-- begin Source material --

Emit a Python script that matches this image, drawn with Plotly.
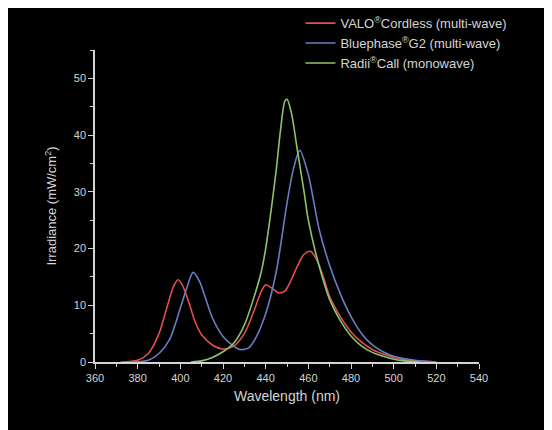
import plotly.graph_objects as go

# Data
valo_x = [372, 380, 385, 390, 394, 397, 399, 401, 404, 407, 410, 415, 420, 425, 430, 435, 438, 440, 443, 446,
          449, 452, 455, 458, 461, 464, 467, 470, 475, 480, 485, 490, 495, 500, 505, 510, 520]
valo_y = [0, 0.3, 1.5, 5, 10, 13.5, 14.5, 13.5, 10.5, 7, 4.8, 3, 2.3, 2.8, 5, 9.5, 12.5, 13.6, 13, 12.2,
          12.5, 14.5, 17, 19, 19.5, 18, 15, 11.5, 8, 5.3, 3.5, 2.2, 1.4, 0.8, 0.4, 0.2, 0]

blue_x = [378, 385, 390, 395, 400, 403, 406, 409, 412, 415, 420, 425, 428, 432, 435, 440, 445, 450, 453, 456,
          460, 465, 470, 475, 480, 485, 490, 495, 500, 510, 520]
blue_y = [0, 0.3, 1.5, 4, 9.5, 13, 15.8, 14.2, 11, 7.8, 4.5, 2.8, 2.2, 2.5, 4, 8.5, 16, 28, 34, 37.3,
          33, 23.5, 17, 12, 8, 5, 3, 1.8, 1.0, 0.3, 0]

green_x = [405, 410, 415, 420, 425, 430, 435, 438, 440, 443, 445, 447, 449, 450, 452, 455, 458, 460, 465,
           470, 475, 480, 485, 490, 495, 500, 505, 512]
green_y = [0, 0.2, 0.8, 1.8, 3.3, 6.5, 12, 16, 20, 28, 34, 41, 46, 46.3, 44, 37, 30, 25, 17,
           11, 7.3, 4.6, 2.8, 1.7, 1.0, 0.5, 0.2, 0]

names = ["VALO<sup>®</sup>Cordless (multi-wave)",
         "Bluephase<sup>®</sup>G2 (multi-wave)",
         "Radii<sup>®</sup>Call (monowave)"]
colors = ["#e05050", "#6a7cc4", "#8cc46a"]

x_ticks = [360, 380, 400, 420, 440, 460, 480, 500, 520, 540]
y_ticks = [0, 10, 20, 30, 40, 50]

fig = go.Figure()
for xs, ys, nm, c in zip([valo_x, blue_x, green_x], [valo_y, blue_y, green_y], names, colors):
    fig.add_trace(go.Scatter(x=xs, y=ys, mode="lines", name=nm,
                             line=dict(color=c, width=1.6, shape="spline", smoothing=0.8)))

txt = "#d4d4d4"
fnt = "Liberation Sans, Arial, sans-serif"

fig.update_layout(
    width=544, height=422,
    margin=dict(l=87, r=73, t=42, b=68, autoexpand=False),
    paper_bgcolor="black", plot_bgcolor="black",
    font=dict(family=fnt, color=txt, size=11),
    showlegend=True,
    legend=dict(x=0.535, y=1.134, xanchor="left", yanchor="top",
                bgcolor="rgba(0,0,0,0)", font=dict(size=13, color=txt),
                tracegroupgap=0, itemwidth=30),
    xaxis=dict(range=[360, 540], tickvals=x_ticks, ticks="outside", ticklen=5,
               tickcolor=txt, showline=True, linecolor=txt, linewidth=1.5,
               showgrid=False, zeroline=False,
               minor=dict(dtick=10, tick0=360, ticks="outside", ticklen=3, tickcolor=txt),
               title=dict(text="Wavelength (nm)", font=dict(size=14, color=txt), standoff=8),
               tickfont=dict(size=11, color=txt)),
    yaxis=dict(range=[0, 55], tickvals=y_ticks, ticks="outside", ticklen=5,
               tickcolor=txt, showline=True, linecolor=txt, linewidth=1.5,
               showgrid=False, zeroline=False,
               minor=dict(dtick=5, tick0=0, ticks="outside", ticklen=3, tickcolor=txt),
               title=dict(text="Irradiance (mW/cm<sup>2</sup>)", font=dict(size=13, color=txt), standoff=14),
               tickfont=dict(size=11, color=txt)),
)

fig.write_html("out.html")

-- end Source material --

What you have to do.
Write out the lines from the start of the material to the line with "33, 23.5, 17, 12, 8, 5, 3, 1.8, 1.0, 0.3, 0]", inclusive and exactly. Skip the pictures.

Written answer.
Emit a Python script that matches this image, drawn with Plotly.
import plotly.graph_objects as go

# Data
valo_x = [372, 380, 385, 390, 394, 397, 399, 401, 404, 407, 410, 415, 420, 425, 430, 435, 438, 440, 443, 446,
          449, 452, 455, 458, 461, 464, 467, 470, 475, 480, 485, 490, 495, 500, 505, 510, 520]
valo_y = [0, 0.3, 1.5, 5, 10, 13.5, 14.5, 13.5, 10.5, 7, 4.8, 3, 2.3, 2.8, 5, 9.5, 12.5, 13.6, 13, 12.2,
          12.5, 14.5, 17, 19, 19.5, 18, 15, 11.5, 8, 5.3, 3.5, 2.2, 1.4, 0.8, 0.4, 0.2, 0]

blue_x = [378, 385, 390, 395, 400, 403, 406, 409, 412, 415, 420, 425, 428, 432, 435, 440, 445, 450, 453, 456,
          460, 465, 470, 475, 480, 485, 490, 495, 500, 510, 520]
blue_y = [0, 0.3, 1.5, 4, 9.5, 13, 15.8, 14.2, 11, 7.8, 4.5, 2.8, 2.2, 2.5, 4, 8.5, 16, 28, 34, 37.3,
          33, 23.5, 17, 12, 8, 5, 3, 1.8, 1.0, 0.3, 0]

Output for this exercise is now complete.